**Directions:** Return exactly and only these lines: the first of the listing through the one containing "from bokeh.resources import INLINE".

------

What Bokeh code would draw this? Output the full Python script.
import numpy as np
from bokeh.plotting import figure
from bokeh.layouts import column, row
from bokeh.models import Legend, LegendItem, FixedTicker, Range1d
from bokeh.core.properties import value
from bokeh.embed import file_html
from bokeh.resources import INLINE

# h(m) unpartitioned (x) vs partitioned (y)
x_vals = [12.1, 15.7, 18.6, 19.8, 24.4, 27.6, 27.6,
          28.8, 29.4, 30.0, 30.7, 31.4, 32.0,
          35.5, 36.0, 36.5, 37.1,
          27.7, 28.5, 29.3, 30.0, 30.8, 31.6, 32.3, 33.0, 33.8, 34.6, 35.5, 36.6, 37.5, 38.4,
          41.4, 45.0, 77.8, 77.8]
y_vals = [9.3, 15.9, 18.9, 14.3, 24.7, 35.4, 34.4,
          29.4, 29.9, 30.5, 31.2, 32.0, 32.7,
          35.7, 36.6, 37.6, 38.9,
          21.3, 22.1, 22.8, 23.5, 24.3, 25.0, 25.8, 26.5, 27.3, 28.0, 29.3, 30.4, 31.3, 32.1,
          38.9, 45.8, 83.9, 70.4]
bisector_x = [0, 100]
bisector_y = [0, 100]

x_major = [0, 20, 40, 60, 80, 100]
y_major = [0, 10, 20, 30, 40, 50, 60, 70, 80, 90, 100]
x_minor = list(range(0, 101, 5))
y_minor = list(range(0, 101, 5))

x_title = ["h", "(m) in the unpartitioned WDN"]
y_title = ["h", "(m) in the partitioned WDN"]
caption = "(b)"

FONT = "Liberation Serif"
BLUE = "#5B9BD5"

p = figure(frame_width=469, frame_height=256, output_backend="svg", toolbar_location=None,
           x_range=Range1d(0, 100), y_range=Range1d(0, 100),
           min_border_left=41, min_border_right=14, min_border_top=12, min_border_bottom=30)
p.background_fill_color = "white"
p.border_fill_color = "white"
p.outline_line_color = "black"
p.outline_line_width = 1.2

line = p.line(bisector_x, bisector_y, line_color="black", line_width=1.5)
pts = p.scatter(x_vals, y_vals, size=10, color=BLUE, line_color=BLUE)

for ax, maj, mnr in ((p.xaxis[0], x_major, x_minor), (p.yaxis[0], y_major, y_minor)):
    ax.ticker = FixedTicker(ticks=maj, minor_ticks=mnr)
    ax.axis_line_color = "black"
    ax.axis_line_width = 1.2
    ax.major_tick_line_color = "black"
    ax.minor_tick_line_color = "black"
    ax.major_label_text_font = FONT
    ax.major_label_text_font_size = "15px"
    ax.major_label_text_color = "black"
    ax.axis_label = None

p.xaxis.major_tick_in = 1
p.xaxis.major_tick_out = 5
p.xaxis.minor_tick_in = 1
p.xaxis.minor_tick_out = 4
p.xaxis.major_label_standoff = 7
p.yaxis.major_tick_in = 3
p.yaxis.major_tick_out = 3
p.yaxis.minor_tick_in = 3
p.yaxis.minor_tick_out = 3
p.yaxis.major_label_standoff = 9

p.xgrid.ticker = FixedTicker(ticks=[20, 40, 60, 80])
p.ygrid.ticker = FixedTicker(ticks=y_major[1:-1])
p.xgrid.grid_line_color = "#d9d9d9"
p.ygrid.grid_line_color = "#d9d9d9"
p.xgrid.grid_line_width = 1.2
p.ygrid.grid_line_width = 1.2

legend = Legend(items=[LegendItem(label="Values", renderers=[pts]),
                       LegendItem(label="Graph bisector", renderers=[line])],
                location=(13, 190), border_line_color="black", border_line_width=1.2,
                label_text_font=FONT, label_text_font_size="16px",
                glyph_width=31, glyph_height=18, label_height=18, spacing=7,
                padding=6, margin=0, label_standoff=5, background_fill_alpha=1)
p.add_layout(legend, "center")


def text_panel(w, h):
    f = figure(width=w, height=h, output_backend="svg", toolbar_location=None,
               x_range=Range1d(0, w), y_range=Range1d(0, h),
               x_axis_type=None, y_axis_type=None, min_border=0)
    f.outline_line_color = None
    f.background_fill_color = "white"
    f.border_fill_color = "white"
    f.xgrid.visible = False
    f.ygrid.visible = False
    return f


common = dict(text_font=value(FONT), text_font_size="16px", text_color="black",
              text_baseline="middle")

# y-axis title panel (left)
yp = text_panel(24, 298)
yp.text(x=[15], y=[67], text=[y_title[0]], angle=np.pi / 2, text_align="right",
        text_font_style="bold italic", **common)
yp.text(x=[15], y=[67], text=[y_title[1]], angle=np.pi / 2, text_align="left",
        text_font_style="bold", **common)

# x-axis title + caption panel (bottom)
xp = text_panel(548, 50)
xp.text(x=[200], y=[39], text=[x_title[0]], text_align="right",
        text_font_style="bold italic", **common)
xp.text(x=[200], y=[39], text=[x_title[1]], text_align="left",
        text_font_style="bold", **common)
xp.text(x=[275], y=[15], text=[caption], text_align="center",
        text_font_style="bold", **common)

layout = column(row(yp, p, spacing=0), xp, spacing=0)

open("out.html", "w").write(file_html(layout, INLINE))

------

**Expected answer:**
What Bokeh code would draw this? Output the full Python script.
import numpy as np
from bokeh.plotting import figure
from bokeh.layouts import column, row
from bokeh.models import Legend, LegendItem, FixedTicker, Range1d
from bokeh.core.properties import value
from bokeh.embed import file_html
from bokeh.resources import INLINE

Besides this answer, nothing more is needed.